O: I didn’t like that hokey thing with parenthesis he did either. It’s a hokey thing that put me off. I was tricked, because at first I really liked the poem when I thought it was over at the bottom of page 73, but it kept going. Moving forward, there are a couple poems toward the end that felt really different tonally—one that felt like a Lydia Davis story, “Oh I Don’t Know, Fit Me Already”( 63), and the other, “A Stop At The Light Keeper’s Cemetery” (59), with a speaker discussing children being still and unborn or stillborn. Not to assume I know the narrator here is a woman, but whether it’s woman or man, this part is still interesting—a female speaker in all of this male narrative, or a male speaker who views his own sperm as still, unborn children. Both of these poems are a little more surreal, and toward the end of the book. Sometimes a poet will throw in poems that feel completely out of place in an uneven way, but these didn’t feel that way. Perhaps just because I liked them so much?
N: They feel more surreal, but they’re more grounded at the same time.
O: Well, there’s more obvious narrative to them. He’s not being abstruse in his storytelling here.
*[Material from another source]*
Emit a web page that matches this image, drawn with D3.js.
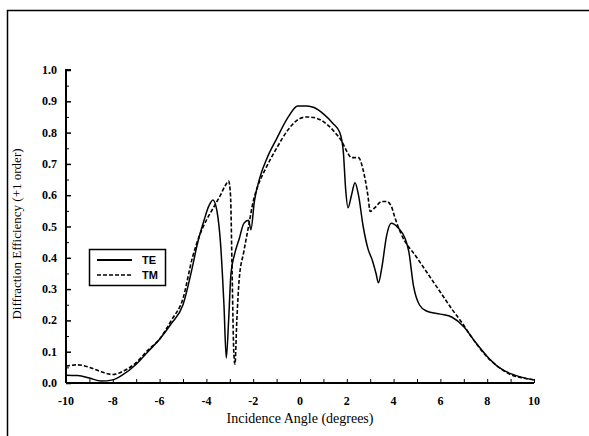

N: It feels like he had a pile of poems and he was trying to organize them all, and he thought, “all right, these are the first and last of sections next to each other,” and that’s the best way he could do it. There’s not anything like them in the rest of the book.
O: I know. The searching that’s been going on in the entire collection (and arguably in all poetry, I guess). These poems were their own salvation in their difference, and they weren’t jarring.
N: It’s the accumulation of difference, and at this point, the disparate elements fit into it. We have enough to understand. In lines like, “we dabble at pulling up weeds and spending / nights without you,” (63) there’s the idea of removal, of breaking off remnants in order to form the object at their core—the pearl-handled knife. Then in, “the children beneath // our feet, huddled deep/in the island clay” (59) there’s sutures, stitching together from throughout the book: an accumulation of objects, postcards, layers of talcum powder, salt, dust; of water, booze, tea. This all corresponds to ideas of illness, and to physical absence and presence, and a larger societal absence and presence, of palpable loneliness in a crowd. And these poems don’t quite fit into the crowd, and I’m okay with that. The crowd doesn’t fit in. I’m with Dolack, at this point: he’s convinced me.